__CHALLENGE__: The lines from the top of the material through the line with "ax.set_ylabel('Atomic Fraction (%)', fontsize=16, labelpad=4)" are to be set down exactly. Leave the pictures out.

__PROVIDED MATERIAL__:
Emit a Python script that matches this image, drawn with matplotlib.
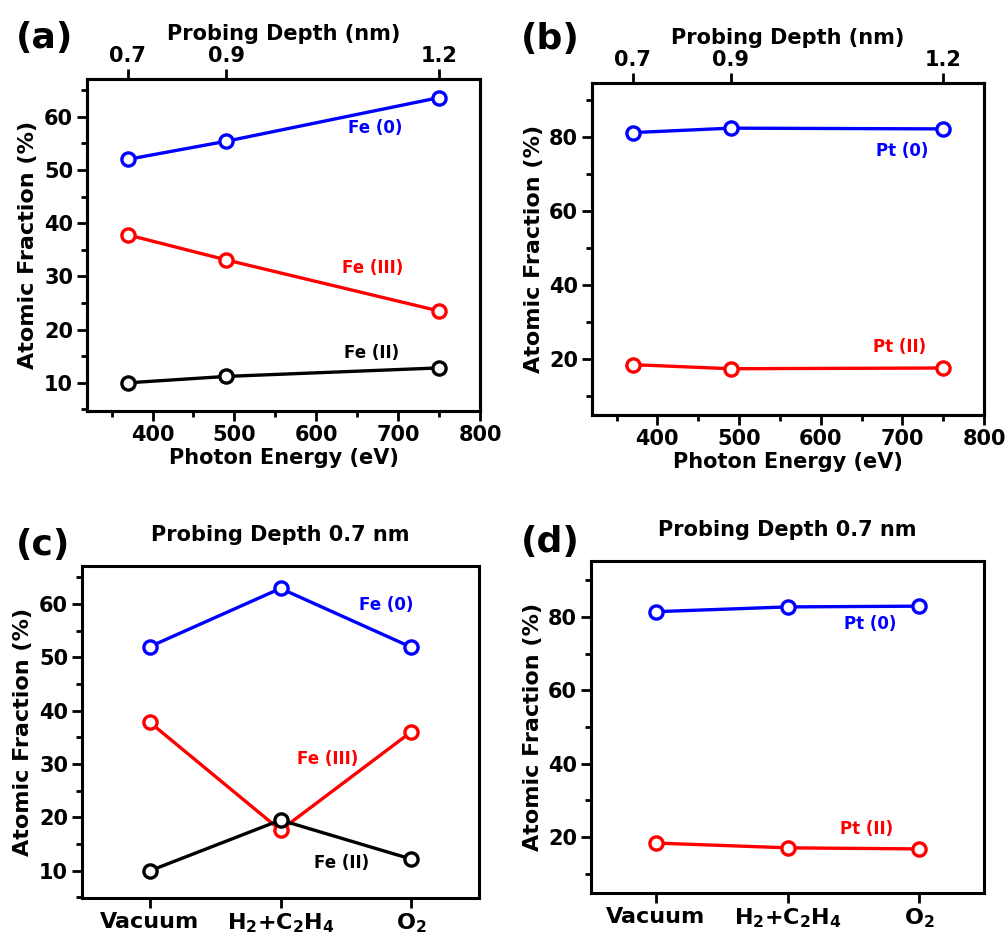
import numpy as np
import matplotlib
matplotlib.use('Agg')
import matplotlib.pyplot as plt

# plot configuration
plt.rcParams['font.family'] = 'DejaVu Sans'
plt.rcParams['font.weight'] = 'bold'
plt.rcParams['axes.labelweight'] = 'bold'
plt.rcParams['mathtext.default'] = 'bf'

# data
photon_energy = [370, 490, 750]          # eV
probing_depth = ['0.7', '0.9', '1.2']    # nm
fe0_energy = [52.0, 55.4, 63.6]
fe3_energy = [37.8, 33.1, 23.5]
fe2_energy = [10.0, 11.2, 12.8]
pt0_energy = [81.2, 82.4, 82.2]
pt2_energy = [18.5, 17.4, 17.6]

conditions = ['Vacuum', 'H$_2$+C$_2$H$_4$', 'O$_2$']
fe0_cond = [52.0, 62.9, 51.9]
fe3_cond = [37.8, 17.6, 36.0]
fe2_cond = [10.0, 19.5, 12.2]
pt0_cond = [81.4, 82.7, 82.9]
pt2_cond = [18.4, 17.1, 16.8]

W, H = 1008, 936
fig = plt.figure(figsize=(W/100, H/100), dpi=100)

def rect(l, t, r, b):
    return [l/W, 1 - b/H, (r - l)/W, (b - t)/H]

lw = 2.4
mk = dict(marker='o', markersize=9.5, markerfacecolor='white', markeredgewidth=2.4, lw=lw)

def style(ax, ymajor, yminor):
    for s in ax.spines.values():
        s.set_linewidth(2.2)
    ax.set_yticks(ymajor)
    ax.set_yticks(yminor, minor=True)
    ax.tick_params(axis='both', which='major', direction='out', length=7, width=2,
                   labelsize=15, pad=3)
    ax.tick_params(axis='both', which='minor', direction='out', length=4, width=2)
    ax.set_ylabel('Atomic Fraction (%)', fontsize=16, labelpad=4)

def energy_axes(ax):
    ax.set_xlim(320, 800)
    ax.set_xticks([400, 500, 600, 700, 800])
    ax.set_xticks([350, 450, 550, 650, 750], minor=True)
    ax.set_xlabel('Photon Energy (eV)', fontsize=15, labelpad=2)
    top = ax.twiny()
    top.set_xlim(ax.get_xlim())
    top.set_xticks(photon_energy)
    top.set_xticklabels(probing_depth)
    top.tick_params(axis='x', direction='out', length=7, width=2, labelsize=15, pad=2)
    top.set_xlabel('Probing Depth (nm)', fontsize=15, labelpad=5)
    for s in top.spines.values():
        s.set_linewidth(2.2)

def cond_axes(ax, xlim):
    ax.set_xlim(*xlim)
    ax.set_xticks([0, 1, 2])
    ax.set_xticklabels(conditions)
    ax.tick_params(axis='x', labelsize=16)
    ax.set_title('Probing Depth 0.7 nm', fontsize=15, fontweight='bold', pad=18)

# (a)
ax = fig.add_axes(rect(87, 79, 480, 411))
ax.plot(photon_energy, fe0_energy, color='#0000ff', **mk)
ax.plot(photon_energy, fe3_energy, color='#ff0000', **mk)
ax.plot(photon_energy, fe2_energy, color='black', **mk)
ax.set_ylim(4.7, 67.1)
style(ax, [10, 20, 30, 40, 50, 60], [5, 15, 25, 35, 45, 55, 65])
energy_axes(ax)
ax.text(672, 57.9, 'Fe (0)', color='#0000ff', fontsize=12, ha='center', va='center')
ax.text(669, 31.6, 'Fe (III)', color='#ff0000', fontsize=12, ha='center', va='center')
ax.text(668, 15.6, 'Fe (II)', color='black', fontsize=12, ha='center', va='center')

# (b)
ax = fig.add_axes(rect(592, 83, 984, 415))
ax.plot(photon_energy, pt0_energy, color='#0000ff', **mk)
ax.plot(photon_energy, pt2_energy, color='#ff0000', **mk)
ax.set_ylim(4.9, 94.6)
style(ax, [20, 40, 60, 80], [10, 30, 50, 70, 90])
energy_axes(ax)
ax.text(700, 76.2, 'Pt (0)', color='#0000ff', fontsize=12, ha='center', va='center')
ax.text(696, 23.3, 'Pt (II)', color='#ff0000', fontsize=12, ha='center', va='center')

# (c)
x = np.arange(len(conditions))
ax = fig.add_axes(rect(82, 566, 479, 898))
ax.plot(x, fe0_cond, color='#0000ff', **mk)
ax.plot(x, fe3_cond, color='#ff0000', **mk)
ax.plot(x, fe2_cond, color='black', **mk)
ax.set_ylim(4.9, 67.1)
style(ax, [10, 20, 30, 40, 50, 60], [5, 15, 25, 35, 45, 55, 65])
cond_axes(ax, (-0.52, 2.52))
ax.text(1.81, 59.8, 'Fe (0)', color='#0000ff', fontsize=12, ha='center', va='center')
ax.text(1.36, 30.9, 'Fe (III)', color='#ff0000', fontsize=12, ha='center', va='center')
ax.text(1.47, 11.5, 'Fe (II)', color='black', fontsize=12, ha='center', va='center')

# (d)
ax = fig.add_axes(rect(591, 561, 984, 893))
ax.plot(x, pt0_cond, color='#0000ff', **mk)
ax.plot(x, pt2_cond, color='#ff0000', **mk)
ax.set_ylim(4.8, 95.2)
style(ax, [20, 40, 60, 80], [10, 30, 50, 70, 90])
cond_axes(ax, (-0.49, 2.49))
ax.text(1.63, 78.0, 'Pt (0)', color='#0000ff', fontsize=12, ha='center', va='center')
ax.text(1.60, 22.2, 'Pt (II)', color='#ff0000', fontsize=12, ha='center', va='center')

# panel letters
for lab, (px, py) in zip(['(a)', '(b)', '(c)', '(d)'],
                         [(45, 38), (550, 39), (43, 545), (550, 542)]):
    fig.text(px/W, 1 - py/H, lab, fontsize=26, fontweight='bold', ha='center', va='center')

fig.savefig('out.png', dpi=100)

__FINISHED ANSWER__:
Emit a Python script that matches this image, drawn with matplotlib.
import numpy as np
import matplotlib
matplotlib.use('Agg')
import matplotlib.pyplot as plt

# plot configuration
plt.rcParams['font.family'] = 'DejaVu Sans'
plt.rcParams['font.weight'] = 'bold'
plt.rcParams['axes.labelweight'] = 'bold'
plt.rcParams['mathtext.default'] = 'bf'

# data
photon_energy = [370, 490, 750]          # eV
probing_depth = ['0.7', '0.9', '1.2']    # nm
fe0_energy = [52.0, 55.4, 63.6]
fe3_energy = [37.8, 33.1, 23.5]
fe2_energy = [10.0, 11.2, 12.8]
pt0_energy = [81.2, 82.4, 82.2]
pt2_energy = [18.5, 17.4, 17.6]

conditions = ['Vacuum', 'H$_2$+C$_2$H$_4$', 'O$_2$']
fe0_cond = [52.0, 62.9, 51.9]
fe3_cond = [37.8, 17.6, 36.0]
fe2_cond = [10.0, 19.5, 12.2]
pt0_cond = [81.4, 82.7, 82.9]
pt2_cond = [18.4, 17.1, 16.8]

W, H = 1008, 936
fig = plt.figure(figsize=(W/100, H/100), dpi=100)

def rect(l, t, r, b):
    return [l/W, 1 - b/H, (r - l)/W, (b - t)/H]

lw = 2.4
mk = dict(marker='o', markersize=9.5, markerfacecolor='white', markeredgewidth=2.4, lw=lw)

def style(ax, ymajor, yminor):
    for s in ax.spines.values():
        s.set_linewidth(2.2)
    ax.set_yticks(ymajor)
    ax.set_yticks(yminor, minor=True)
    ax.tick_params(axis='both', which='major', direction='out', length=7, width=2,
                   labelsize=15, pad=3)
    ax.tick_params(axis='both', which='minor', direction='out', length=4, width=2)
    ax.set_ylabel('Atomic Fraction (%)', fontsize=16, labelpad=4)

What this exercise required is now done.